Given data -

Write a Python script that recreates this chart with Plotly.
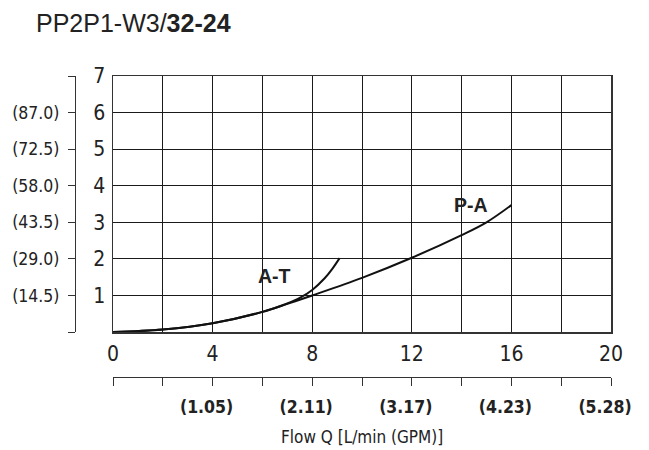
import plotly.graph_objects as go

# Data
flow_pa = [0, 2, 4, 6, 7, 8, 10, 12, 14, 15, 16]
dp_pa = [0, 0.07, 0.24, 0.55, 0.77, 1.0, 1.48, 2.03, 2.65, 3.0, 3.47]

flow_at = [0, 2, 4, 6, 7, 7.5, 8, 8.5, 8.8, 9.1]
dp_at = [0, 0.07, 0.24, 0.55, 0.78, 0.93, 1.15, 1.47, 1.72, 2.02]

x_ticks = list(range(0, 21, 2))
x_ticktext = ["0", "", "4", "", "8", "", "12", "", "16", "", "20"]
gpm_ticktext = ["", "", "(1.05)", "", "(2.11)", "", "(3.17)", "", "(4.23)", "", "(5.28)"]

y_ticks = list(range(0, 8))
y_ticktext = ["", "1", "2", "3", "4", "5", "6", "7"]
psi_ticktext = ["", "(14.5)", "(29.0)", "(43.5)", "(58.0)", "(72.5)", "(87.0)", ""]

title_regular = "PP2P1-W3/"
title_bold = "32-24"
x_title = "Flow Q [L/min (GPM)]"

COND = "Liberation Sans Narrow, DejaVu Sans Condensed, Arial Narrow, sans-serif"
REG = "Liberation Sans, Arial, Helvetica, sans-serif"
INK = "#222222"

fig = go.Figure()
fig.add_trace(go.Scatter(x=flow_pa, y=dp_pa, mode="lines", line=dict(color="#111", width=2, shape="spline"),
                         showlegend=False, hoverinfo="skip"))
fig.add_trace(go.Scatter(x=flow_at, y=dp_at, mode="lines", line=dict(color="#111", width=2, shape="spline"),
                         showlegend=False, hoverinfo="skip"))
# invisible traces to anchor secondary axes
fig.add_trace(go.Scatter(x=[0], y=[0], xaxis="x", yaxis="y2", mode="markers", marker=dict(opacity=0),
                         showlegend=False, hoverinfo="skip"))
fig.add_trace(go.Scatter(x=[0], y=[0], xaxis="x2", yaxis="y", mode="markers", marker=dict(opacity=0),
                         showlegend=False, hoverinfo="skip"))

L, R, T, B = 20, 38, 76, 20
W, H = 649, 450
pw, ph = W - L - R, H - T - B

def px2x(px):
    return (px - L) / pw

def px2y(py):
    return (H - B - py) / ph

fig.update_layout(
    width=W, height=H,
    margin=dict(l=L, r=R, t=T, b=B),
    paper_bgcolor="white", plot_bgcolor="white",
    hovermode=False,
    xaxis=dict(domain=[px2x(113), 1], range=[0, 20], tickvals=x_ticks, ticktext=x_ticktext,
               showgrid=True, gridcolor="#1a1a1a", gridwidth=1, zeroline=False,
               showline=True, linecolor="#333", linewidth=1.5, mirror=True,
               ticks="", ticklabelstandoff=2, tickfont=dict(family=COND, size=21, color=INK)),
    yaxis=dict(domain=[px2y(332), 1], range=[0, 7], tickvals=y_ticks, ticktext=y_ticktext,
               showgrid=True, gridcolor="#1a1a1a", gridwidth=1, zeroline=False,
               showline=True, linecolor="#333", linewidth=1.5, mirror=True,
               ticks="", ticklabelstandoff=2, tickfont=dict(family=COND, size=21, color=INK)),
    yaxis2=dict(overlaying="y", anchor="free", position=px2x(75), side="left", range=[0, 7],
                tickvals=y_ticks, ticktext=psi_ticktext, showgrid=False, zeroline=False,
                showline=True, linecolor="#333", linewidth=1, ticks="outside", ticklen=7,
                tickcolor="#333", ticklabelstandoff=5,
                tickfont=dict(family=COND, size=17.5, color=INK)),
    xaxis2=dict(overlaying="x", anchor="free", position=px2y(377), side="bottom", range=[0, 20],
                tickvals=x_ticks, ticktext=["<b>%s</b>" % t if t else "" for t in gpm_ticktext],
                showgrid=False, zeroline=False, showline=True, linecolor="#333", linewidth=1,
                ticks="outside", ticklen=8, tickcolor="#333", ticklabelstandoff=6, ticklabelshift=-6,
                tickfont=dict(family=COND, size=17.5, color=INK)),
    annotations=[
        dict(text="%s<b>%s</b>" % (title_regular, title_bold), xref="paper", yref="paper",
             x=px2x(34), y=px2y(23), xanchor="left", yanchor="middle", showarrow=False,
             font=dict(family=REG, size=25, color=INK)),
        dict(text=x_title, xref="paper", yref="paper", x=px2x(362), y=px2y(437),
             xanchor="center", yanchor="middle", showarrow=False,
             font=dict(family=COND, size=17, color=INK)),
        dict(text="<b>A-T</b>", xref="x", yref="y", x=6.5, y=1.54, showarrow=False,
             font=dict(family=REG, size=19.5, color=INK)),
        dict(text="<b>P-A</b>", xref="x", yref="y", x=14.38, y=3.47, showarrow=False,
             font=dict(family=REG, size=19.5, color=INK)),
    ],
)

fig.write_html("out.html", config={"displayModeBar": False, "staticPlot": True},
               post_script="document.body.style.margin='0';document.body.style.padding='0';")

What to produce -
From the listing, extract all text exactly as given and drop any picture.

Task result -
Write a Python script that recreates this chart with Plotly.
import plotly.graph_objects as go

# Data
flow_pa = [0, 2, 4, 6, 7, 8, 10, 12, 14, 15, 16]
dp_pa = [0, 0.07, 0.24, 0.55, 0.77, 1.0, 1.48, 2.03, 2.65, 3.0, 3.47]

flow_at = [0, 2, 4, 6, 7, 7.5, 8, 8.5, 8.8, 9.1]
dp_at = [0, 0.07, 0.24, 0.55, 0.78, 0.93, 1.15, 1.47, 1.72, 2.02]

x_ticks = list(range(0, 21, 2))
x_ticktext = ["0", "", "4", "", "8", "", "12", "", "16", "", "20"]
gpm_ticktext = ["", "", "(1.05)", "", "(2.11)", "", "(3.17)", "", "(4.23)", "", "(5.28)"]

y_ticks = list(range(0, 8))
y_ticktext = ["", "1", "2", "3", "4", "5", "6", "7"]
psi_ticktext = ["", "(14.5)", "(29.0)", "(43.5)", "(58.0)", "(72.5)", "(87.0)", ""]

title_regular = "PP2P1-W3/"
title_bold = "32-24"
x_title = "Flow Q [L/min (GPM)]"

COND = "Liberation Sans Narrow, DejaVu Sans Condensed, Arial Narrow, sans-serif"
REG = "Liberation Sans, Arial, Helvetica, sans-serif"
INK = "#222222"

fig = go.Figure()
fig.add_trace(go.Scatter(x=flow_pa, y=dp_pa, mode="lines", line=dict(color="#111", width=2, shape="spline"),
                         showlegend=False, hoverinfo="skip"))
fig.add_trace(go.Scatter(x=flow_at, y=dp_at, mode="lines", line=dict(color="#111", width=2, shape="spline"),
                         showlegend=False, hoverinfo="skip"))
# invisible traces to anchor secondary axes
fig.add_trace(go.Scatter(x=[0], y=[0], xaxis="x", yaxis="y2", mode="markers", marker=dict(opacity=0),
                         showlegend=False, hoverinfo="skip"))
fig.add_trace(go.Scatter(x=[0], y=[0], xaxis="x2", yaxis="y", mode="markers", marker=dict(opacity=0),
                         showlegend=False, hoverinfo="skip"))

L, R, T, B = 20, 38, 76, 20
W, H = 649, 450
pw, ph = W - L - R, H - T - B

def px2x(px):
    return (px - L) / pw

def px2y(py):
    return (H - B - py) / ph

fig.update_layout(
    width=W, height=H,
    margin=dict(l=L, r=R, t=T, b=B),
    paper_bgcolor="white", plot_bgcolor="white",
    hovermode=False,
    xaxis=dict(domain=[px2x(113), 1], range=[0, 20], tickvals=x_ticks, ticktext=x_ticktext,
               showgrid=True, gridcolor="#1a1a1a", gridwidth=1, zeroline=False,
               showline=True, linecolor="#333", linewidth=1.5, mirror=True,
               ticks="", ticklabelstandoff=2, tickfont=dict(family=COND, size=21, color=INK)),
    yaxis=dict(domain=[px2y(332), 1], range=[0, 7], tickvals=y_ticks, ticktext=y_ticktext,
               showgrid=True, gridcolor="#1a1a1a", gridwidth=1, zeroline=False,
               showline=True, linecolor="#333", linewidth=1.5, mirror=True,
               ticks="", ticklabelstandoff=2, tickfont=dict(family=COND, size=21, color=INK)),
    yaxis2=dict(overlaying="y", anchor="free", position=px2x(75), side="left", range=[0, 7],
                tickvals=y_ticks, ticktext=psi_ticktext, showgrid=False, zeroline=False,
                showline=True, linecolor="#333", linewidth=1, ticks="outside", ticklen=7,
                tickcolor="#333", ticklabelstandoff=5,
                tickfont=dict(family=COND, size=17.5, color=INK)),
    xaxis2=dict(overlaying="x", anchor="free", position=px2y(377), side="bottom", range=[0, 20],
                tickvals=x_ticks, ticktext=["<b>%s</b>" % t if t else "" for t in gpm_ticktext],
                showgrid=False, zeroline=False, showline=True, linecolor="#333", linewidth=1,
                ticks="outside", ticklen=8, tickcolor="#333", ticklabelstandoff=6, ticklabelshift=-6,
                tickfont=dict(family=COND, size=17.5, color=INK)),
    annotations=[
        dict(text="%s<b>%s</b>" % (title_regular, title_bold), xref="paper", yref="paper",
             x=px2x(34), y=px2y(23), xanchor="left", yanchor="middle", showarrow=False,
             font=dict(family=REG, size=25, color=INK)),
        dict(text=x_title, xref="paper", yref="paper", x=px2x(362), y=px2y(437),
             xanchor="center", yanchor="middle", showarrow=False,
             font=dict(family=COND, size=17, color=INK)),
        dict(text="<b>A-T</b>", xref="x", yref="y", x=6.5, y=1.54, showarrow=False,
             font=dict(family=REG, size=19.5, color=INK)),
        dict(text="<b>P-A</b>", xref="x", yref="y", x=14.38, y=3.47, showarrow=False,
             font=dict(family=REG, size=19.5, color=INK)),
    ],
)

fig.write_html("out.html", config={"displayModeBar": False, "staticPlot": True},
               post_script="document.body.style.margin='0';document.body.style.padding='0';")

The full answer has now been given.